One of the most common causes of hearing loss in middle-aged to older people is called presbycusis, or the ordinary hearing loss of aging. This is a progressive, generally symmetrical hearing loss, usually worse in the high frequencies. It occurs with increasing age and probably has several causes: genetic, toxic, and traumatic.

Disorders of the Central Auditory System

Because a relatively small number of cells in the peripheral auditory system are critical for hearing, most cases of hearing loss for which we can name a cause start there. However, the central auditory system can have problems, too. One example is multiple sclerosis (MS). MS produces nerve lesions throughout the central nervous system. Those lesions may affect auditory thresholds (how loud a sound must be before someone can hear it) or more subtle attributes of hearing, such as sound localization and speech understanding. However, since auditory information ascends the brain stem on both sides, only lesions that affect both sides of the brain stem will produce a hearing loss.

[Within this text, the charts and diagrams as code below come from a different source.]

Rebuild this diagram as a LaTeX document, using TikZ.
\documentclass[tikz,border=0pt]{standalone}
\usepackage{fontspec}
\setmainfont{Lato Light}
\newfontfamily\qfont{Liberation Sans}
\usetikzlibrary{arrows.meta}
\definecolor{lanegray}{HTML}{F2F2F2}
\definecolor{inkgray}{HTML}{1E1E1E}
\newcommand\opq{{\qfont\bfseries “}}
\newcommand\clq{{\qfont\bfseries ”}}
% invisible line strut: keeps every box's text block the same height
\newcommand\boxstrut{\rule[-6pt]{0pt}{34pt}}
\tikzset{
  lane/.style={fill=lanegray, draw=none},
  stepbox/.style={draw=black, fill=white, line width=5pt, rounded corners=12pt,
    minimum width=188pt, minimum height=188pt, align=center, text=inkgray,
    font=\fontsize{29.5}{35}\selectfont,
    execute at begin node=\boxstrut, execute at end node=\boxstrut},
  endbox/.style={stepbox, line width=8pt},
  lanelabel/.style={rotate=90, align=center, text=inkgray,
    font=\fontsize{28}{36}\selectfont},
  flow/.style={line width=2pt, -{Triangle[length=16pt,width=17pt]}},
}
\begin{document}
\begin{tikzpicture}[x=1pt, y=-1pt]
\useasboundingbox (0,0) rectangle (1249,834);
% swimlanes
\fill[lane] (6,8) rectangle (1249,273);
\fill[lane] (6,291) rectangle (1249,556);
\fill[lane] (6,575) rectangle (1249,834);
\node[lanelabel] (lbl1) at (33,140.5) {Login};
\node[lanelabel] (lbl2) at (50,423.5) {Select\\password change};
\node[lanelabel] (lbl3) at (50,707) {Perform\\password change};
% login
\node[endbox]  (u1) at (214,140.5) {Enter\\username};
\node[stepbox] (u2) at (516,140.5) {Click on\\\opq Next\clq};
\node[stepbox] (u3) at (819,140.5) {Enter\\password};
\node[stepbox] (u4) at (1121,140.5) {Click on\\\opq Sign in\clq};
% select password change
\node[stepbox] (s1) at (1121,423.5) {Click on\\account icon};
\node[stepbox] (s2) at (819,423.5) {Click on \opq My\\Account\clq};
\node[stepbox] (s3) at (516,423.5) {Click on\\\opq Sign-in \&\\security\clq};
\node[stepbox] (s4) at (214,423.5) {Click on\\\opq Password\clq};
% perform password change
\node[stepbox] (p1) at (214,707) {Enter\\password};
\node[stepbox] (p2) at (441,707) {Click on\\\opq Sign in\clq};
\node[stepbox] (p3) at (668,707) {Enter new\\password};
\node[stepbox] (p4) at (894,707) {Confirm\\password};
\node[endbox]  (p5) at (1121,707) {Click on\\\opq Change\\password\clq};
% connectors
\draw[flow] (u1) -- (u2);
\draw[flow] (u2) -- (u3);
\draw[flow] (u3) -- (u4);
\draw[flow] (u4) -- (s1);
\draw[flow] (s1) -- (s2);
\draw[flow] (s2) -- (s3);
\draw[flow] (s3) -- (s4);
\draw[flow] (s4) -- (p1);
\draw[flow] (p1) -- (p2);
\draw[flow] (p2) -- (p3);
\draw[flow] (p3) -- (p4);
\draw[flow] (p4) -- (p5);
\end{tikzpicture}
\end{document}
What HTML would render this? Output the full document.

Brain stem tumors (tumorstumors of childhood) and strokes (ischemic, hemorrhagic) may also produce hearing loss in the central auditory system.

Diagnosis and Treatment

Many people suspect they or others are losing some of their hearing when it becomes difficult to converse, particularly in a noisy environment. Another indication is when a person must turn up the TV or radio to a level that is uncomfortable for others with normal hearing. Tinnitus, the sensation of ringing or buzzing in the inner ear, is a symptom that commonly accompanies many varieties of hearing loss. And sudden hearing loss is, of course, a cause of concern and should immediately send a person to his or her doctor.

Otolaryngologists (ear, nose, and throat doctors) and audiologists (individuals trained in hearing measurement and rehabilitation) are the medical professionals most likely to evaluate a person for hearing loss. The first step is to examine the ear to rule out such simple causes as cerumen (wax) or foreign bodies in the ear canal, perforations of the drum, or fluid in the middle ear. Then the specialist performs an audiogram, testing hearing at various frequencies, evaluating the function of the middle and inner ear, and testing the ability to hear single-syllable words (speech discrimination).

In addition to hearing tests, blood tests and imaging such as computed tomography (CT) or magnetic resonance imaging (MRI) may be useful in diagnosing a specific cause of hearing loss. As discussed earlier, surgery can fix some problems that cause hearing loss. Changing medication may remedy others. Many infections and immune diseases can be slowed, stopped, or even reversed. In other cases, however, a person must learn to live with less hearing and, in some cases, the prospect that the problem will become progressively worse. Most patients with sensorineural hearing loss benefit to some degree from conventional hearing aids, which work by amplifying sounds. Physicians can also provide referrals to services that help the hearing-impaired.

Patients with profound sensorineural loss may regain some measure of hearing by using cochlear implants, which bypass the damaged inner ear. In essence, these tiny devices behave like the inner ear, converting mechanical energy into electrical impulses transmitted to the auditory nerve. They are not yet as sensitive to subtle differences among sounds as the army of 15,000 hair cells—they do not restore a person’s hearing. However, they can help some people hear enough to converse in speech without lipreading, and many others to do so while relying on both sound and lipreading.

 Since as much as 50 percent of progressive hearing loss may have a genetic basis, we will benefit greatly in the future from better understanding the genetic causes of and predispositions to hearing loss. We will be better able to diagnose individual cases and to predict hearing loss, and even to prevent or reverse loss by correcting genetic errors.